What do you think about these superstorms NOAA is predicting, as well
as the solar storms I keep reading about that might electromagnetically
wipe out  our satellite communication network??? Is this sci-fi run
wild or potentially true in our near-future?

Are these earthquakes part of some synergistic weather planetary
cyclical pattern???
  
inkwell.vue.406 : Andrew Alden on Earthquakes
permalink #49 of 126: Peter Meuleners (pjm) Thu 28 Apr 11 08:45
    
I've lived in the greater East Bay my entire life, felt dozens of
quakes, including Loma Prieta, and never think about them unless they
come up in conversation or one happens.  They're just a part of life. 
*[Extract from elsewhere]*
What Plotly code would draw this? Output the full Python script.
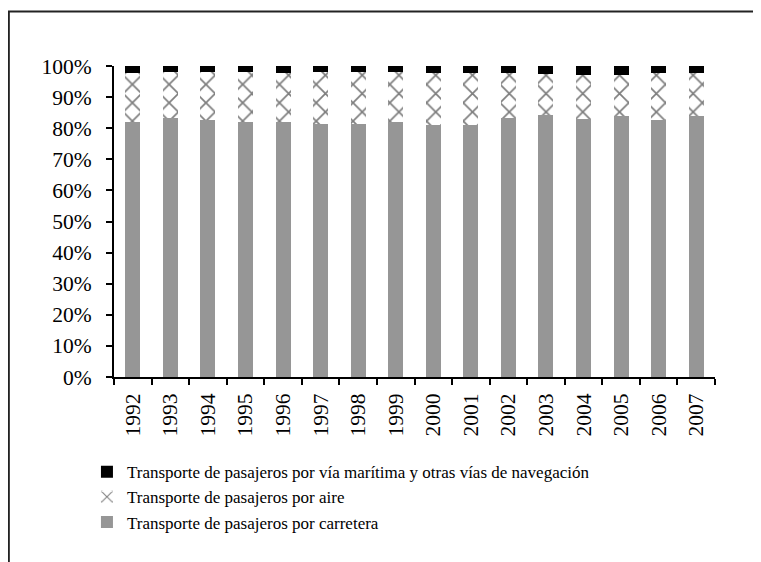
import plotly.graph_objects as go

years = ["1992", "1993", "1994", "1995", "1996", "1997", "1998", "1999",
         "2000", "2001", "2002", "2003", "2004", "2005", "2006", "2007"]

# share of passenger transport (%)
carretera = [82.1, 83.4, 82.7, 81.9, 81.9, 81.5, 81.5, 82.0,
             81.1, 81.1, 83.3, 84.4, 83.1, 83.9, 82.6, 84.0]
maritima = [2.1, 2.0, 2.0, 2.0, 2.1, 2.0, 2.0, 2.0,
            2.3, 2.1, 2.1, 2.7, 2.8, 2.8, 2.4, 2.2]
aire = [round(100 - c - m, 1) for c, m in zip(carretera, maritima)]

names = ["Transporte de pasajeros por carretera",
         "Transporte de pasajeros por aire",
         "Transporte de pasajeros por vía marítima y otras vías de navegación"]

font = "Liberation Serif, Times New Roman, serif"

fig = go.Figure()
fig.add_trace(go.Bar(x=years, y=carretera, name=names[0],
                     marker=dict(color="#969696", line=dict(width=0))))
fig.add_trace(go.Bar(x=years, y=aire, name=names[1],
                     marker=dict(color="white", line=dict(width=0),
                                 pattern=dict(shape="x", fgcolor="black", bgcolor="white",
                                              size=13, solidity=0.25))))
fig.add_trace(go.Bar(x=years, y=maritima, name=names[2],
                     marker=dict(color="black", line=dict(width=0))))

# outer frame (only top and left edges visible)
fig.add_shape(type="path", xref="paper", yref="paper",
              path="M -0.175 -0.65 L -0.175 1.175 L 1.3 1.175",
              line=dict(color="#222222", width=2))

fig.update_layout(
    width=761, height=562,
    margin=dict(l=106, r=54, t=58, b=193),
    barmode="stack", bargap=0.6,
    plot_bgcolor="white", paper_bgcolor="white",
    font=dict(family=font, color="black", size=17),
    legend=dict(x=-0.045, y=-0.248, xanchor="left", yanchor="top",
                font=dict(size=17), itemwidth=30, tracegroupgap=0,
                bgcolor="rgba(0,0,0,0)"),
    xaxis=dict(showline=True, linecolor="black", linewidth=2,
               ticks="outside", ticklen=6, tickwidth=2, tickcolor="black",
               tickson="boundaries", tickangle=-90, automargin=False,
               ticklabelstandoff=6,
               tickfont=dict(size=21.5), showgrid=False),
    yaxis=dict(range=[0, 100], dtick=10, ticksuffix="%", automargin=False,
               showline=True, linecolor="black", linewidth=2,
               ticks="outside", ticklen=6, tickwidth=2, tickcolor="black",
               ticklabelstandoff=10,
               tickfont=dict(size=21.5), showgrid=False, zeroline=False),
)

fig.write_html("out.html")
If they do no damage I actually enjoy them.  They connect me to the
planet I walk on in a very direct manner.
  
inkwell.vue.406 : Andrew Alden on Earthquakes
permalink #50 of 126: Andrew Alden (alden) Thu 28 Apr 11 10:02
    
Now that's a real California attitude!

Philip Fradkin has argued, and I think I agree, that earthquakes have always
shaped the Californian character. The very first expedition to California,
in 1769, walked right into a large Southern California earthquake. We've
always had this charming ability to roll with the punches. Seeking stability
in a roiling world is a Zen kinda thing -- and hey, Zen is from Japan.